Témoignage Joseph-Marie Evrard Eleveur laitier à Seninghem (62)


Pourquoi avez-vous fait le choix du pâturage tournant dynamique ?

J'étais déjà en pâturage tournant depuis mon installation en 1995. J'avais envie d'améliorer la productivité de l'herbe, et j'observais que les vaches râlaient au bout de la 3ème ou 4ème fois dans la même parcelle, il y avait beaucoup de refus, moins d'appétence.

Il faut dire aussi que j'étais en système tout herbe, avec une installation de séchage en grange depuis 2009. Avec une alimentation basée sur l'herbe, ma motivation principale était d'améliorer la culture de l'herbe.

 

Quel a été le déclic et vos motivations pour franchir le cap ?

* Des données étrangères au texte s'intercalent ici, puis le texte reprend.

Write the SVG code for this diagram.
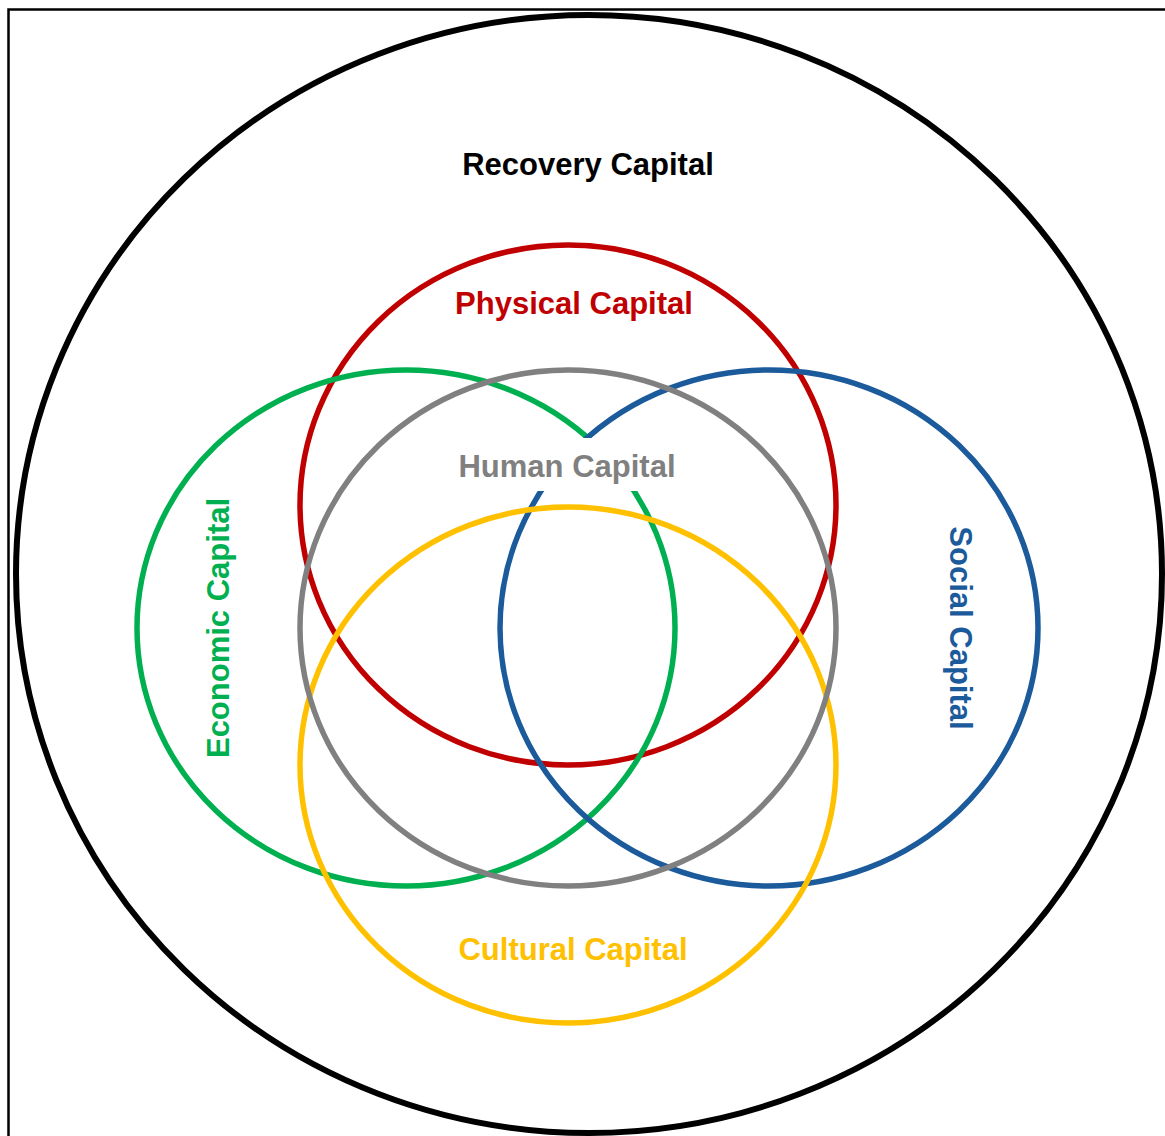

Le déclic, cela a été ma participation à une formation sur le pâturage tournant dynamique sur trois jours fin 2011. J'étais adhérent à Elvea62 depuis mon installation pour la charte des bonnes pratiques, et j'ai décidé d'aller à cette formation avec eux. En rentrant de la formation, on a tout de suite réfléchi au découpage des paddocks, l'accès à l'eau, etc. Elvea m'a accompagné, j'étais parmi les 4 premiers, et le seul éleveur laitier à me lancer dans le Pas de Calais.

 

Quelle a été votre démarche ? La transition a-t-elle été rapide ?

La transition a été très rapide. Une fois le schéma bien fait sur le papier, il n'y avait plus qu'à acheter et installer le matériel. J'en ai eu pour 4 000 € à peu près, et j'ai démarré en mars 2012 le PTD, seulement quelques mois après la formation.

Deux éléments ont facilité ma transition : j'étais déjà familier avec le pâturage, et j'avais un bloc de 15 ha accolé à la ferme. Aujourd'hui ces 15 ha sont découpés en paddocks de 30 ares, pour 45 vaches laitières. Les génisses ne sont pas en PTD, mais en pâturage tournant simple.

Les vaches laitières changent de paddocks toutes les 12 heures (paddock jour / paddock nuit). Au début on utilisait l'herbomètre pour savoir quand changer de paddock. Aujourd'hui, on parle plutôt du stade 3 feuilles. Personnellement je ne calcule plus trop.

Les seuls travaux effectués sont une fauche des refus au démarrage sur l'ensemble de la surface, après le 2ème ou 3ème passage des animaux en général, et un épandage de fumier tous les 2-3 ans.

 

Quels résultats avez-vous obtenus ?

Pour moi cela a été que du positif. Tout d'abord, une nette amélioration de la régularité au niveau du tank de lait. Avant, au bout de 3-4 jours sur le même paddock, on avait une baisse de lait. Aujourd'hui, la production est régulière. Je n'ai pas fait de mesure d'impact sur la qualité du lait car je ne suis pas en mesure de le valoriser économiquement. Le deuxième impact positif, c'est ma qualité de travail. Etant donné que les vaches laitières sont regroupées sur une petite surface, je ne passe pas de temps à les regrouper et je gagne beaucoup de temps dans leur déplacement d'une parcelle à l'autre, ou de la parcelle à la salle de traite. J'ai le sentiment aussi que les vaches sont mieux, elles ont toujours de la bonne herbe.

Aujourd'hui mon projet est de passer en PTD pour les génisses également. J'ai démarré cette année un projet d'agroforesterie combiné au PTD : les séparations de paddocks sont des plantations d'arbres (fruitiers, bois d'œuvre, arbres fourragers). L'objection est d'avoir une production supplémentaire (fruits, bois, fourrages), et également du BRF pour la litière des vaches. J'ai planté environ 200 mètres linéaires d'arbres sur 3-4 ha. J'ai dû doubler les clôtures (de part et d'autre des arbres), mais je ne perds pas beaucoup en surface car les vaches passent sous les fils pour pâturer.

 

Quelle ont été les difficultés techniques ? Quel choix as-tu dû faire ?

En période sèche, en juillet-août, il faut souvent complémenter. Je le fais soit en foin, soit en affouragement en vert. Sinon je n'ai pas eu de difficultés. Il m'est arrivé de faire une fauche car je m'étais fait rattraper par la pousse de l'herbe.

 

Quelles seraient tes recommandations pour d'autres agriculteurs ?

Je recommande tout d'abord de suivre une formation, c'est très important pour connaître la pousse de l'herbe et les pratiques à adopter. Dès le démarrage, la circulation des animaux doit être efficace. Il est également essentiel de bien dessiner les paddocks et de prévoir les aménagements.